I dont know a hole lot about repeaters so I hope someone will chime in here soon to help you with that.


----------



## Wayne A. Pflughaupt (Apr 13, 2006)

IR Repeater how-to sticky thread

Regards,
Wayne


----------



## cbarrett (Sep 10, 2009)

well thanks for all the info tony. it helped. I like the harmony remotes.


----------



## Jon Liu (May 21, 2007)

Another recommendation for the Harmony remotes. Also, another gem that is not as easy to find in stores, but still super good is the Harmony 720. I've owned the 880, the 720 and the One.

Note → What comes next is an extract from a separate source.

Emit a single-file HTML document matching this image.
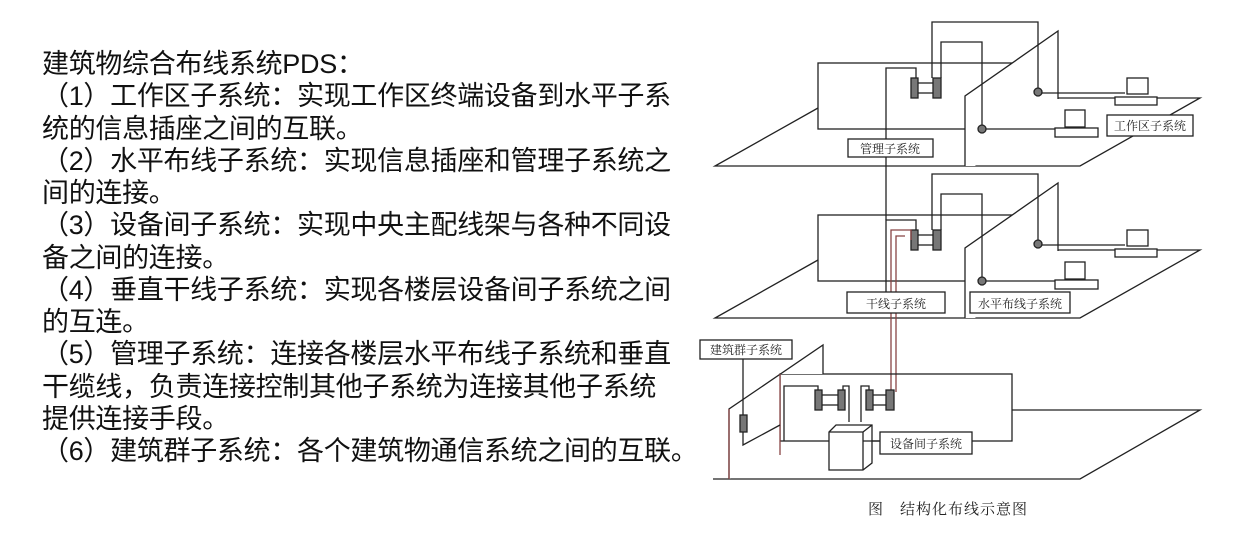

The One is by far the best of the three, but if I had to choose another one, the 720 would top the 880. The layout and the feel is just more comfortable to me than the 880. I really like the style more than the 880 as well.

Just another one to consider that you can find pretty easily online.


----------



## cbarrett (Sep 10, 2009)

Wayne, I did read that the other day, thanks, good details. I like the xantech idea. 

Jon, I am looking through remotes and keep coming back to the Harmony one for the IR option. 

Will the IR type control the lights I have, mentioned earlier in thread, does it have ability for PS3/bluray?


----------



## tonyvdb (Sep 5, 2007)

The Harmony controls my Lutron light dimmer so you should have no problems. The Harmony 890 and I believe the One have RF capabilities so they should work on the PS3 as the PS3 does not use IR.


----------



## cbarrett (Sep 10, 2009)

does the Harmony one have RF? The research I have done has showed that the One is IR and the Harmony 900 is the RF version? I could be wrong though?

So the One controls your lights or the 890?


----------



## tonyvdb (Sep 5, 2007)

I have the 880 and it controls the light dimmer just fine. I am not 100% sure what Harmony remotes have RF I was sure that the 890 did.


----------



## Jon Liu (May 21, 2007)

The PS3 needs a special USB adapter as it uses bluetooth. You can get it through logitech themselves, but they are pretty pricy, or there's other options.


----------



## cbarrett (Sep 10, 2009)

cool, i will check out the other options.


----------



## cbarrett (Sep 10, 2009)

Just wanted to let all of you know.... I got the logitech 900. This thing is amazing. Took some time to program what I wanted, but when done, WOW. nice new tool.


----------



## tonyvdb (Sep 5, 2007)

Good to hear, enjoy.


----------



## cbarrett (Sep 10, 2009)

How far will mini blasters transmit?


----------